Não Somos Capazes de Distinguir o que é Bom e o que é Mau
Quantas vezes um pretenso desastre não foi a causa inicial de uma grande felicidade! Quantas vezes, também, uma conjuntura saudada com entusiasmo não constituiu apenas um passo em direcção ao abismo — elevando um pouco mais ainda alguém em posição eminente, como se em tal posição pudesse estar certo de cair dela sem risco! A própria queda, aliás, não tem em si mesma nada de mal se tomares em consideração o limite para lá do qual a natureza não pode precipitar ninguém. Está bem perto de nós o termo de tudo quanto há, está bem perto, garanto-te, o limite desta existência donde o venturoso se julga expulso e o desgraçado liberto; nós é que, ou por esperanças ou por receios desmesurados, a fazemos mais extensa do que realmente é. Se agires com sabedoria, medirás tudo em função da condição humana, e assim limitarás o espaço tanto das alegrias como dos receios. Vale bem a pena privarmo-nos de duradouras alegrias a troco de não sentirmos duradouros receios!

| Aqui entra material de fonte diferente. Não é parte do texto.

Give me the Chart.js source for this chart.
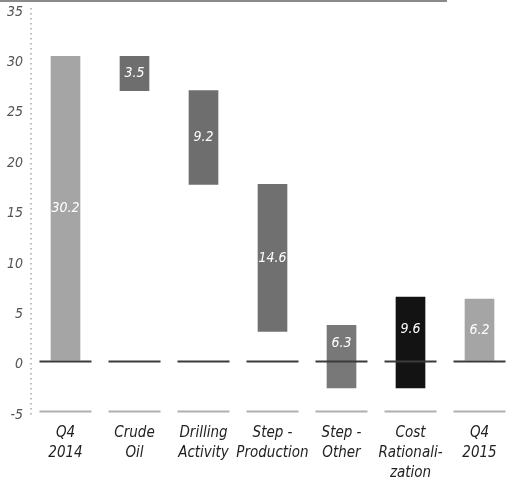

Por que motivo procuro eu restringir este mal que é o medo? É que não há razão válida para temeres o que quer que seja; nós, isso sim, deixamo-nos abalar e atormentar apenas por vãs aparências. Nunca ninguém analisou o que há de verdade no que nos aflige, mas cada um vai incutindo medo nos outros; nunca ninguém se atreveu a aproximar-se do que lhe perturba o espírito e a averiguar a natureza real e fundamentada do seu medo. Daqui resulta o crédito que se dá a um perigo inexistente, que mantém a sua aparência porque ninguém o contesta a sério. Basta que nos decidamos a abrir bem os olhos para verificarmos como é diminuto, incerto e inofensivo aquilo que receamos. A confusão dos nossos espíritos corresponde perfeitamente à descrição de Lucrécio: «tal como as crianças no meio da escuridão tremem com medo de tudo, assim nós tememos em plena luz!». Pois bem, não seremos nós mais insensatos do que as crianças, nós que tememos em plena luz? A verdade, porém, Lucrécio, é que nós não tememos em plena luz, criamos, sim, trevas a toda a nossa volta! Não somos capazes de distinguir o que é bom e o que é mau; passamos toda a vida a correr, a tropeçar às cegas, e nem por isso somos capazes de parar ou de tomar atenção onde pomos os pés. Estás a imaginar como é coisa de loucos andar a correr no escuro! Valham-me os deuses! Não conseguimos mais nada senão termos de regressar de mais longe; sem saber para onde nos dirigimos, continuamos teimosamente a caminhar para onde o instinto nos leva. No entanto, se o quisermos, poderá fazer-se luz em nós. De um único modo: adquirirmos o conhecimento das coisas divinas e humanas, um conhecimento interiorizado, e não meramente superficial; meditarmos nessas ideias já adquiridas, comprovarmos a sua validade pela nossa própria experiência; investigarmos o que é bom e o que é mau, e a que coisas se atribui falsamente um ou outro destes adjectivos; averiguarmos em que consiste o bem e o mal éticos — e, finalmente, o que é a providência.